Thomas Dübendorfer on Co-Investors for Angel Clubs “Why we decided to partner with VCs to co-invest with our angel investors”

SICTIC Board Members celebrating that Creathor Ventures joined as co-investor

Keti Chikhladze from EBAN spoke with Dr. Thomas Dübendorfer, Angel Investor, Co-Founder and President of the Swiss ICT Investor Club (SICTIC).

Creathor Ventures with more than EUR 230M under management and a track record of 20 IPOs recently became a preferred co-investor of the Swiss ICT Investor Club (SICTIC).

Why did SICTIC look for co-investors?

Swiss deep tech startups that pitch at our SICTIC Investor Days typically look for EUR 300k – EUR 1.5M of funding. Our angel investors were usually quick to fill smaller funding rounds of up to EUR 800k as our angel investors usually invest EUR 20k – 50k per angel and deal. However, it was often difficult to close larger Seed rounds, especially above EUR 1M. A VC as preferred co-investor is a well-known partner that trusts the judgment of our angel investors and invests at the same terms and hence the process to get the VC to fill up the round is rather quick.
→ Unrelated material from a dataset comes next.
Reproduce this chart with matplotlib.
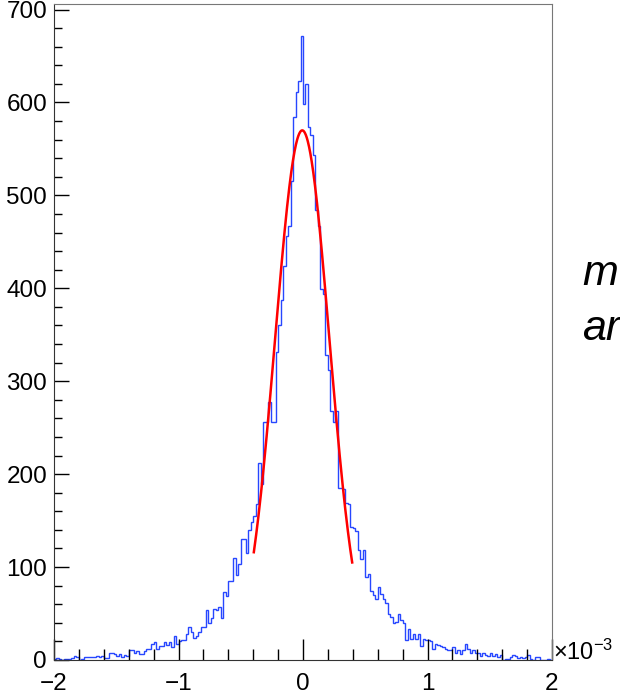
import numpy as np
import matplotlib
matplotlib.use("Agg")
import matplotlib.pyplot as plt
from matplotlib.ticker import MultipleLocator

plt.rcParams['font.family'] = ['Liberation Sans', 'DejaVu Sans']
plt.rcParams['mathtext.fontset'] = 'custom'
plt.rcParams['mathtext.rm'] = 'Liberation Sans'
plt.rcParams['mathtext.it'] = 'Liberation Sans:italic'

# histogram: 200 bins from -2 to 2 (x 10^-3)
x_min, x_max, n_bins = -2.0, 2.0, 200
counts = [
    1, 2, 1, 0, 1, 1, 1, 2, 4, 3,
    0, 1, 3, 3, 3, 3, 3, 4, 3, 4,
    2, 2, 7, 8, 6, 4, 6, 3, 5, 4,
    11, 11, 7, 10, 6, 6, 10, 12, 12, 17,
    19, 12, 15, 15, 19, 16, 19, 14, 26, 17,
    20, 21, 22, 28, 35, 30, 24, 26, 30, 35,
    35, 54, 40, 45, 55, 54, 57, 45, 73, 69,
    85, 85, 110, 92, 103, 130, 130, 115, 140, 148,
    155, 168, 212, 189, 256, 256, 278, 256, 256, 331,
    360, 387, 424, 456, 467, 515, 584, 611, 623, 672,
    598, 620, 574, 565, 543, 484, 467, 399, 394, 328,
    312, 268, 256, 268, 185, 185, 184, 169, 168, 143,
    142, 139, 118, 109, 118, 89, 93, 74, 70, 66,
    79, 71, 66, 61, 50, 46, 40, 41, 50, 43,
    40, 21, 33, 23, 28, 23, 28, 15, 23, 21,
    21, 20, 12, 17, 16, 15, 14, 12, 11, 11,
    14, 8, 11, 6, 11, 17, 12, 7, 11, 7,
    7, 4, 7, 5, 4, 7, 4, 6, 3, 5,
    0, 1, 1, 3, 5, 4, 2, 3, 2, 3,
    5, 1, 0, 3, 3, 0, 0, 0, 1, 0,
]

# gaussian fit parameters
fit_const = 570.0
fit_mean = -0.006
fit_sigma = 0.218
fit_range = (-0.395, 0.395)

text_lines = ["m", "ar"]

fig = plt.figure(figsize=(6.2, 6.98), dpi=100)
ax = fig.add_axes([54 / 620, 1 - 660 / 698, 498 / 620, 656 / 698])

edges = np.linspace(x_min, x_max, n_bins + 1)
ax.stairs(counts, edges, color='#2747ff', lw=1.0, baseline=0)

xf = np.linspace(fit_range[0], fit_range[1], 300)
yf = fit_const * np.exp(-0.5 * ((xf - fit_mean) / fit_sigma) ** 2)
ax.plot(xf, yf, color='#ff0000', lw=1.8)

ax.set_xlim(x_min, x_max)
ax.set_ylim(0, 706)

ax.xaxis.set_major_locator(MultipleLocator(1))
ax.xaxis.set_minor_locator(MultipleLocator(0.2))
ax.yaxis.set_major_locator(MultipleLocator(100))
ax.yaxis.set_minor_locator(MultipleLocator(20))
ax.tick_params(axis='both', which='both', direction='in', top=False, right=False,
               labelsize=17.5, color='black')
ax.tick_params(axis='x', which='major', length=15, width=1, pad=9)
ax.tick_params(axis='x', which='minor', length=8, width=1)
ax.tick_params(axis='y', which='major', length=11, width=1, pad=5)
ax.tick_params(axis='y', which='minor', length=6, width=1)

for side in ['left', 'bottom']:
    ax.spines[side].set_color('#333333')
for side in ['top', 'right']:
    ax.spines[side].set_color('#777777')

fig.text(553 / 620, 1 - 652 / 698, r'$\times$10$^{-3}$', fontsize=17,
         ha='left', va='center')

fig.text(582 / 620, 1 - 285 / 698, text_lines[0], fontsize=31, style='italic',
         ha='left', va='baseline')
fig.text(582 / 620, 1 - 340 / 698, text_lines[1], fontsize=31, style='italic',
         ha='left', va='baseline')

fig.savefig('out.png', dpi=100)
How did the startups fill up the larger rounds before you had a VC as co-investor?

To be able to fill these rounds, the startup had to pitch also elsewhere to find additional investors, which sometimes delayed the closing by several months. In addition, many startups didn’t like to have more than 20 angel investors in the same deal as stakeholder management becomes an issue and the communication overhead can become quite time-consuming. Just asking for higher investment tickets of EUR 100k or more per angel investor often wouldn’t work as most angels don’t do tickets above EUR 50k in order to have a diversified portfolio.
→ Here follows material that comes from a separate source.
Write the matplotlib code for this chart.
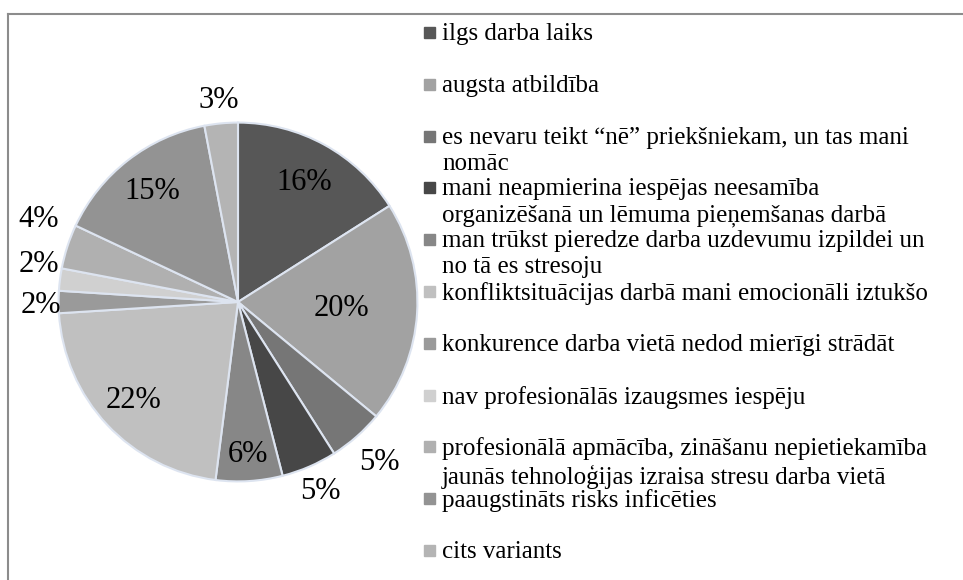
import numpy as np
import matplotlib
matplotlib.use("Agg")
import matplotlib.pyplot as plt
from matplotlib.patches import Rectangle

plt.rcParams['font.family'] = ['Liberation Serif', 'DejaVu Serif']

# datos (%)
categorias = [
    "ilgs darba laiks",
    "augsta atbildība",
    "es nevaru teikt “nē” priekšniekam, un tas mani\nnomāc",
    "mani neapmierina iespējas neesamība\norganizēšanā un lēmuma pieņemšanas darbā",
    "man trūkst pieredze darba uzdevumu izpildei un\nno tā es stresoju",
    "konfliktsituācijas darbā mani emocionāli iztukšo",
    "konkurence darba vietā nedod mierīgi strādāt",
    "nav profesionālās izaugsmes iespēju",
    "profesionālā apmācība, zināšanu nepietiekamība\njaunās tehnoloģijas izraisa stresu darba vietā",
    "paaugstināts risks inficēties",
    "cits variants",
]
valores = [16, 20, 5, 5, 6, 22, 2, 2, 4, 15, 3]
colores = ["#575757", "#a2a2a2", "#767676", "#474747", "#878787", "#c0c0c0",
           "#9a9a9a", "#d0d0d0", "#b0b0b0", "#939393", "#b4b4b4"]

# distancia de cada etiqueta al centro (radio = 1) y ajuste vertical
dist_etiquetas = [0.76, 0.58, 1.19, 1.15, 0.85, 0.80, 1.10, 1.12, 1.17, 0.78, 1.13]
ajuste_y = [0, 0, 0, 0, 0, 0, -0.02, 0.07, 0.10, 0, 0]

W, H = 963, 580
fig = plt.figure(figsize=(W / 100, H / 100), dpi=100)

# marco gris (arriba e izquierda)
fig.add_artist(plt.Line2D([8 / W, 1], [1 - 14 / H, 1 - 14 / H], color="#8c8c8c", lw=1.5))
fig.add_artist(plt.Line2D([8 / W, 8 / W], [0, 1 - 14 / H], color="#8c8c8c", lw=1.5))

cx, cy, r = 238, 302, 183
ax = fig.add_axes([(cx - r) / W, (H - cy - r) / H, 2 * r / W, 2 * r / H])
wedges, _ = ax.pie(valores, colors=colores, startangle=90, counterclock=False,
                   wedgeprops=dict(edgecolor="#dde4f0", linewidth=1.5), radius=1)
ax.set_xlim(-1.02, 1.02)
ax.set_ylim(-1.02, 1.02)
ax.set_aspect("equal")
ax.axis("off")

for w, v, d, dy in zip(wedges, valores, dist_etiquetas, ajuste_y):
    ang = np.deg2rad((w.theta1 + w.theta2) / 2)
    ax.text(d * np.cos(ang), d * np.sin(ang) + dy, f"{v}%", ha="center", va="center",
            fontsize=22, color="black", clip_on=False)

# leyenda manual (cada entrada a la misma distancia)
y0, paso = 32, 51.8
for i, (lab, col) in enumerate(zip(categorias, colores)):
    y = y0 + i * paso
    fig.add_artist(Rectangle((424 / W, 1 - (y + 6) / H), 11 / W, 11 / H,
                             transform=fig.transFigure, color=col))
    fig.text(442 / W, 1 - (y - 9) / H, lab, ha="left", va="top",
             fontsize=18, linespacing=1.25, color="black")

fig.savefig("out.png", dpi=100)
Why didn’t you set up your own fund to co-invest?

We indeed looked at setting up our own EUR 20M Seed investment fund. While this is the classic approach, it comes with high cost, is not large enough to pay professionals to run it just from (reasonable) management fees, discourages our angels to stay active as they might just pay into the fund and requires a 10 years commitment until harvesting is done. Furthermore, managing other people’s money is not in the very nature of our entrepreneurial angel investors and most of our board members as they prefer to invest their own money and add some time to the investment as well to make it “smart” money.

Did you look at pooling money directly from investors as an option for co-investments?

The SICTIC Board did an in-depth analysis of many different co-investment schemes. We looked at so-called “investor clubs” (not to be confused with SICTIC, which is an association that itself does not invest). These are legally spoken simple partnerships of up to 20 often nonprofessional private investors that pool their money and jointly decide into which startup to invest together. The decision making is often slow and they also often manage the investments in turns, so the contact partner might change over time or per deal. Depending on who one works with, the quality might differ a lot. Then we looked at professional “club deals” where a professional deal management team scouts for investments for HNWIs in their network, which ultimately decide if they want to invest or not. This approach is rather erratic and slow as the decision is depending on mostly passive investors that are sometimes hard to reach or just slow to take a decision. Another solution would have been pooling of investments (also sometimes referred to as syndication) from a larger number of investors through a trustee, but such pooling can easily cause large liabilities for the trustee or run into major compliance issues with the Swiss Collective Investment Schemes Act (CISA) if not carefully managed. Even if done under the new Swiss Fintech Sandbox as a crowdfunding scheme that could collect the money in advance to ensure quick investments, the maximum funds holding period of only 60 days is way too short for practical reasons.

Did you also look at novel co-investment options?

We also looked at issuing a certificate through a bank that would have many startup investments as underlying assets. While certificates are somewhat cheaper than funds to set up and run, not being able to determine the company market value on a daily basis due to the lack of a daily share market price causes major certificate price distortion issues. We then also looked at doing a crypto token sale to basically mimic a fund because the proceeds would be invested into startups and the shares would have been held by the token issuing legal entity. The token would provide liquidity to investors that want to exit early, which would be very useful. However, the regulatory environment for token sales was still heavily evolving during our investigations and a lot of uncertainties and risks remained.

What else do startups get if an angel club is partnering with VCs and what does a VC get from this?

Most scalable startups will get in contact with VCs during their growth phase. VCs can often help to enter a new market, professionalize reporting or build up distribution channels. They can also be the lead investor in the next round. As Seed investments are very time consuming and the ticket sizes often small, many VCs don’t invest in Seed rounds. With SICTIC’s preferred co-investor offering for VCs, the very time-consuming deal filtering, due diligence process, and term negotiations are “outsourced” to the angels and only very promising deals that are “ready to invest” are looked at by the VC. This service is of a great value to a VC.